9) What about your biggest failure/challenge? And what did you learn from it?
My biggest professional challenge came after an acquisition where I found myself part of an increasingly dysfunctional senior leadership team. When business performance was good, the team worked well together. But when a recession hit the teamwork and collegiate atmosphere seemingly disintegrated overnight. This dynamic was exacerbated by remote working with growing ‘them’ (field) versus ‘us’ (HQ) friction. All classic management guru stuff! So classic in fact that the brilliant author Patrick Lencioni had captured our company perfectly in his first leadership fable: The Five Dysfunctions of a Team. There was even a protagonist called Martin! According to the book, the five dysfunctions are:
- Absence of trust - unwilling to be vulnerable within the group.
- Fear of conflict - seeking artificial harmony over constructive passionate debate.
- Lack of commitment - feigning buy-in for group decisions creates ambiguity throughout the organisation.
- Avoidance of accountability - ducking the responsibility to call peers on counterproductive behaviour which sets low standards.
- Inattention to results - focusing on personal success, status and ego before team success.
Working our way through resolving each of these dysfunctions was a painful yet enlightening experience.
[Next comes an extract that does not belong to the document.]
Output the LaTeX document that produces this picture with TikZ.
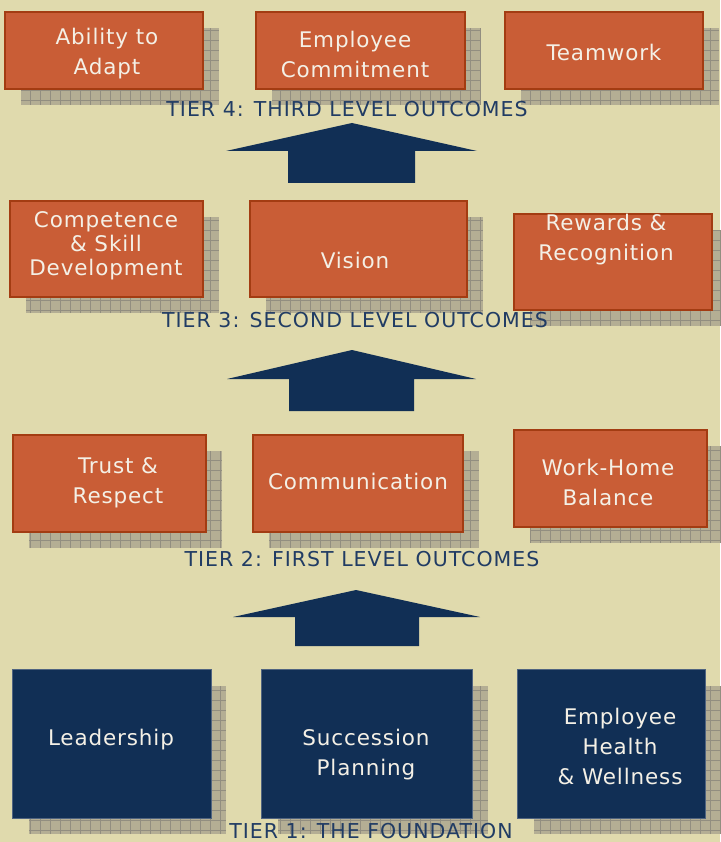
\documentclass[tikz,border=0pt]{standalone}
\usepackage{fontspec}
\newfontfamily\boxfont[LetterSpace=4]{DejaVu Sans}
\newfontfamily\tierfont[LetterSpace=5]{DejaVu Sans}
\definecolor{paper}{RGB}{224,218,173}
\definecolor{rust}{RGB}{201,93,54}
\definecolor{rustedge}{RGB}{163,60,18}
\definecolor{navy}{RGB}{17,47,85}
\definecolor{navyedge}{RGB}{80,100,128}
\definecolor{tierink}{RGB}{33,60,100}
\definecolor{shadefill}{RGB}{180,174,148}
\definecolor{shadeline}{RGB}{146,142,128}
\definecolor{boxink}{RGB}{244,240,230}
\begin{document}
\begin{tikzpicture}[x=1pt,y=-1pt,
  shade/.style={fill=shadefill},
  shadegrid/.style={draw=shadeline,line width=0.7pt,step=10pt},
  obox/.style={fill=rust,draw=rustedge,line width=1.5pt},
  nbox/.style={fill=navy,draw=navyedge,line width=0.8pt},
  btext/.style={text=boxink,align=center,font=\boxfont\fontsize{21.5}{30}\selectfont},
  tier/.style={text=tierink,font=\tierfont\fontsize{20.5}{24}\selectfont},
  uparrow/.style={fill=navy}]
\useasboundingbox (0,0) rectangle (720,842);
\fill[paper] (0,0) rectangle (720,842);
% shadows
\fill[shade] (21,28) rectangle (219,105);
\draw[shadegrid] (21,28) grid (219,105);
\fill[shade] (272,28) rectangle (481,105);
\draw[shadegrid] (272,28) grid (481,105);
\fill[shade] (521,28) rectangle (719,105);
\draw[shadegrid] (521,28) grid (719,105);
\fill[shade] (26,217) rectangle (219,313);
\draw[shadegrid] (26,217) grid (219,313);
\fill[shade] (266,217) rectangle (483,313);
\draw[shadegrid] (266,217) grid (483,313);
\fill[shade] (530,230) rectangle (728,326);
\draw[shadegrid] (530,230) grid (728,326);
\fill[shade] (29,451) rectangle (222,548);
\draw[shadegrid] (29,451) grid (222,548);
\fill[shade] (269,451) rectangle (479,548);
\draw[shadegrid] (269,451) grid (479,548);
\fill[shade] (530,446) rectangle (723,543);
\draw[shadegrid] (530,446) grid (723,543);
\fill[shade] (29,686) rectangle (226,834);
\draw[shadegrid] (29,686) grid (226,834);
\fill[shade] (278,686) rectangle (488,834);
\draw[shadegrid] (278,686) grid (488,834);
\fill[shade] (534,686) rectangle (722,834);
\draw[shadegrid] (534,686) grid (722,834);
% tier 4
\draw[obox] (5,12) rectangle (203,89);
\draw[obox] (256,12) rectangle (465,89);
\draw[obox] (505,12) rectangle (703,89);
\node[btext] (adapt) at (107,54) {Ability to\\Adapt};
\node[btext] (commit) at (355,54) {Employee\\Commitment};
\node[btext] (team) at (604,52) {Teamwork};
\node[tier] (tierfour) at (347,109) {TIER 4: THIRD LEVEL OUTCOMES};
\fill[uparrow] (226,151) -- (352,123) -- (477,151) -- (415,151) -- (415,183) -- (288,183) -- (288,151) -- cycle;
% tier 3
\draw[obox] (10,201) rectangle (203,297);
\draw[obox] (250,201) rectangle (467,297);
\draw[obox] (514,214) rectangle (712,310);
\node[btext,font=\boxfont\fontsize{21.5}{24}\selectfont] (skill) at (106,246) {Competence\\\& Skill\\Development};
\node[btext] (vision) at (355,260) {Vision};
\node[btext] (reward) at (606,240) {Rewards \&\\Recognition};
\node[tier] (tierthree) at (355,320) {TIER 3: SECOND LEVEL OUTCOMES};
\fill[uparrow] (227,379) -- (352,350) -- (476,379) -- (414,379) -- (414,411) -- (289,411) -- (289,379) -- cycle;
% tier 2
\draw[obox] (13,435) rectangle (206,532);
\draw[obox] (253,435) rectangle (463,532);
\draw[obox] (514,430) rectangle (707,527);
\node[btext] (trust) at (118,483) {Trust \&\\Respect};
\node[btext] (comm) at (358,481) {Communication};
\node[btext] (balance) at (608,482) {Work-Home\\Balance};
\node[tier] (tiertwo) at (362,559) {TIER 2: FIRST LEVEL OUTCOMES};
\fill[uparrow] (233,617) -- (356,590) -- (480,617) -- (419,617) -- (419,646) -- (295,646) -- (295,617) -- cycle;
% tier 1
\draw[nbox] (12,669) rectangle (211,818);
\draw[nbox] (261,669) rectangle (472,818);
\draw[nbox] (517,669) rectangle (705,818);
\node[btext] (lead) at (111,740) {Leadership};
\node[btext] (succession) at (366,755) {Succession\\Planning};
\node[btext] (health) at (620,746) {Employee\\Health\\\& Wellness};
\node[tier] (tierone) at (371,831) {TIER 1: THE FOUNDATION};
\end{tikzpicture}
\end{document}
During those few months, I learned more about myself, and my interactions with others, than at any other time in my life. I even took my first personality test (I have an ENTJ profile btw). Rather than dismiss these insights as mumbo-jumbo, I figured out how to mirror and match different personality types to adapt my style to best work with other people. Had I never gone through this tough patch, I’d likely still be part of the problem rather than part of the solution each time there is conflict in a team.
10) What does a typical working day look like for you?
Each month is punctuated by scheduled board meetings. These provide the structure to my work. Advanced preparation is required to maximise the effectiveness of each meeting, and then there are always tasks to follow-up post-meeting. The remaining time each day is dynamic and varied in terms of providing ad-hoc portfolio support, meeting new people (mainly investors and new hires) and making connections across the portfolio and wider early-stage ecosystem to share best practices and generate new business opportunities.
11) Based on your experience, what one piece of advice would you give to founders/business owners?
Persevere! As Thomas Edison said “Genius is 1% inspiration, and 99% perspiration.” I believe the same is true for entrepreneurship. Very occasionally you see brilliant ideas, perfectly executed and then achieving a fast exit… but these examples are rare and enjoy a disproportionate share of the headlines. I’ve seen many more ‘overnight successes’ that have, in fact, been 10, 15 even 20 years in the making and basically one long, hard slog for the founders and their teams. Even being the ‘last one standing’ is a valid, if unglamorous, business strategy. Quite simply, if you don’t quit then you can’t lose. On the other hand, knowing when to quit and move onto the next venture is equally important. So whether you persevere with your current venture or persevere with being an entrepreneur… I rate perseverance as the #1 human quality in business (and also in life, now I come to think about it).